Director: Mateja Koležnik
Translation: Zlatko Crnković
Dramatization: Dubravko Mihanović
Set Design: Ivo Knezović
Costume Design: Ana Savić Gecan
Music: Svadbas
Lighting Design: Zdravko Stolnik
Rehearser: Matija Antolić
Photography: Jasenko Rasol
Production's visual identity: Vanja Cuculić / Studio Cuculić

Cast:

Agafya Tikhonovna: Dijana Vidušin
Arina Panteleymonovna: Dubravka Miletić
Fyokla Ivanovna: Jelena Miholjević
Podkolysin: Franjo Dijak
Kochkaryov: Ozren Grabarić
Poach'tegg: Sven Šestak
Anuchkin: Nenad Cvetko
Zhevakin: Boris Buzančić
Starikov: Đorđe Kukuljica
Stepan and Dunyasha: Filip Križan

Stage Manager: Ana Dulčić
Prompter: Andrea Glad

Opening night: April 15, 2011

''An entirely remarkable event in two acts'', is the subtitle that Gogol gave to his play. The specific and a bit elusive wittiness of the Russian classic, one of the few that haven't been questioned neither by the realists, nor the modernists, is visible in the very title, and the opening lines by Podkolysin, with the seriously-funny: ''You live and you live until eventually everything becomes sickening,'' introduce a unique character of the writer and his text.
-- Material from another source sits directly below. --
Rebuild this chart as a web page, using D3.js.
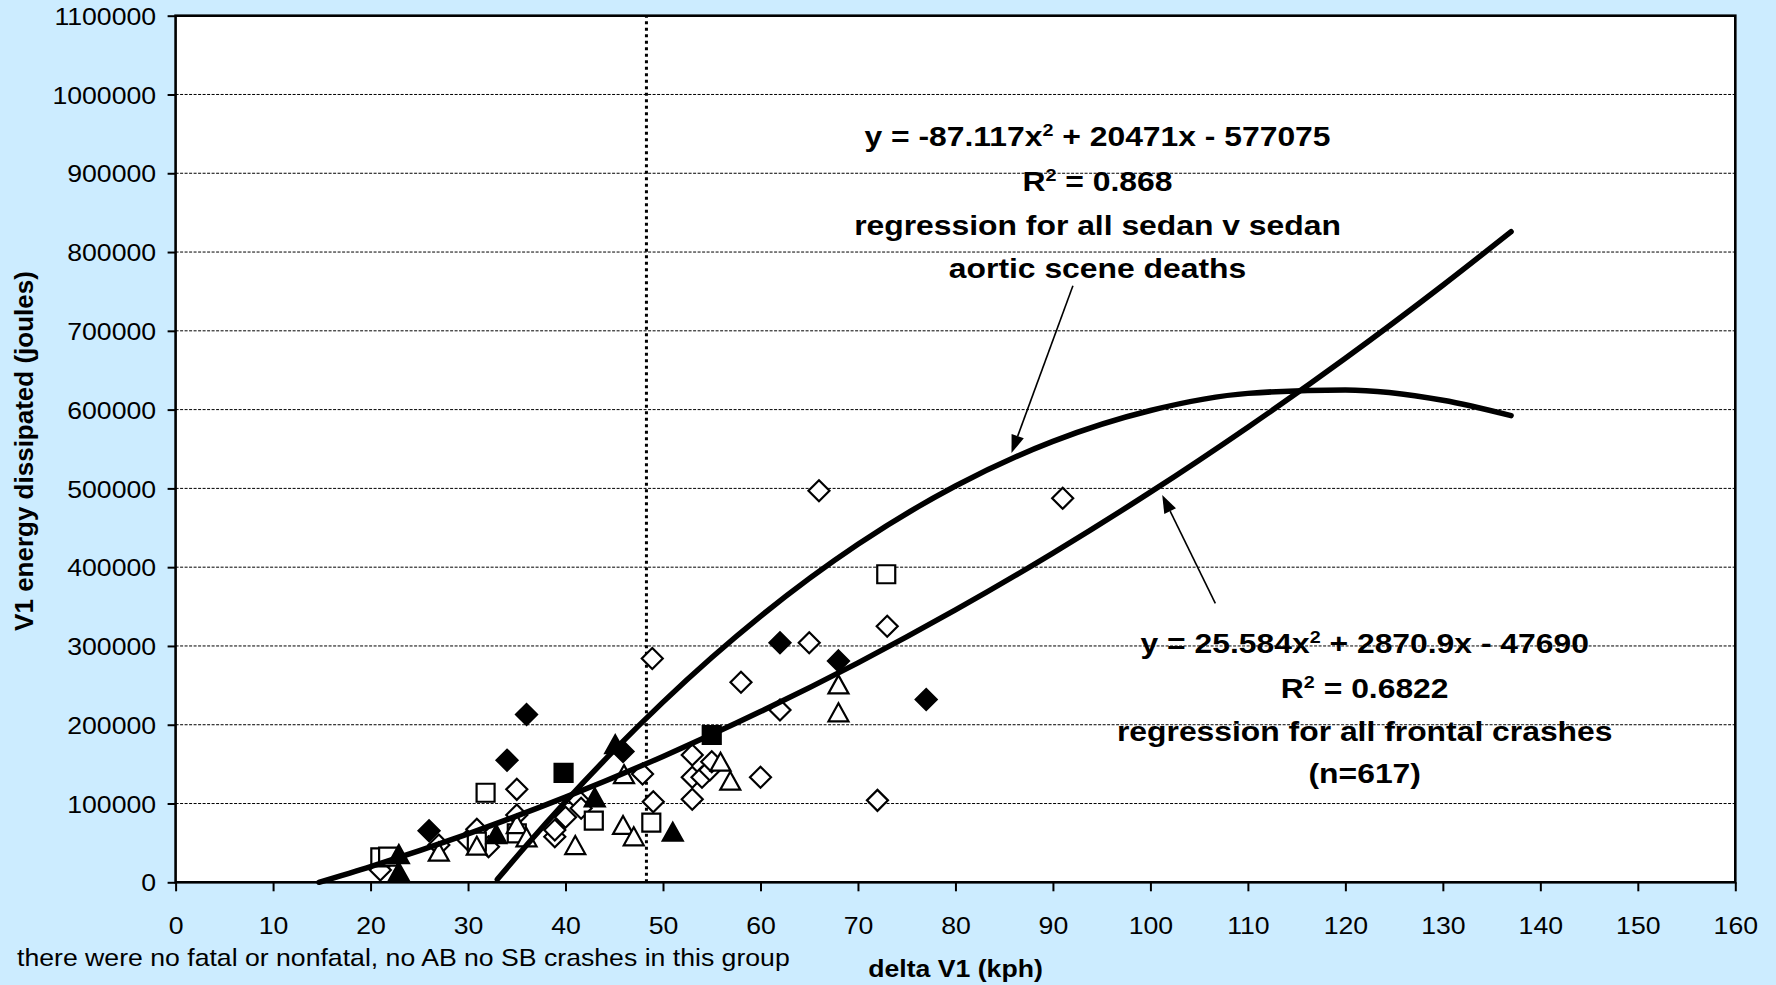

We are dealing with a comedy, but the tragedy is intrinsic to Gogol's dramatic mentality and no matter how much laughter he gives us, he cannot pass up the opportunity to speak of man's anxiety, emptiness and loneliness. That is why he was such a wonderful writer, called by Nietzsche ''the founder of modern decadence'', an author over whom, on the 200th anniversary of his birth, the Russians and the Ukranians fought, wanting him ''for themselves'', that is, claiming he belonged precisely to their - and only their - national literature. At first thinking he would become a clerk, because ''it is more useful for Russia'', Gogol fortunately couldn't resist the call of writing, so during his life he travelled the path from being an underestimated outsider to becoming the most famous Russian writer, ending his life in pain and depression, due to which he burned all of his unpublished work, among whom was the second part of the legendary Dead Souls. Though he left this world at the age of only 43, he left behind him enough immortal lines, among whom we can most definitely find those written on the pages of the Marriage.

Mateja Koležnik, the Slovene director who is frequently present on Croatian stages, is always in search of texts with ''wonderfully written characters'', which she most often finds within the corpus of contemporary dramaturgy. In our theatre she has so far directed plays by LaBute (Bash) and McPherson (The Weir), dealing much more with the actor and the character than the concept and the ''director's reading''. That is why, in Marriage, we can expect, first and foremost, a study of character and their relationships, as well as working with the art of transformation in the actor, which will necessarily meet notions such as ''caricatural'', or the ''grotesque'', unavoidable when dealing with Gogol. For he is a writer who ''turns figure into disfiguration and meaning into meaninglessness'', finding in it ''a sarcastic disharmony'', hidden in ''the ordinary people whose soul does not strive for a general beauty, but for minimal social existence''.

''The Slovene director Mateja Koležnik again hasn't disappointed: her direction of Gogol's comedy Marriage in Gavella produced a well-rounded and an unintrusive play that brings out the mysterious mechanism of the author's poetics. Marriage is not a classical comedy, but more of a spooky study of human loneliness.'' (Tomislav Čadež, ''Juatrnji list'')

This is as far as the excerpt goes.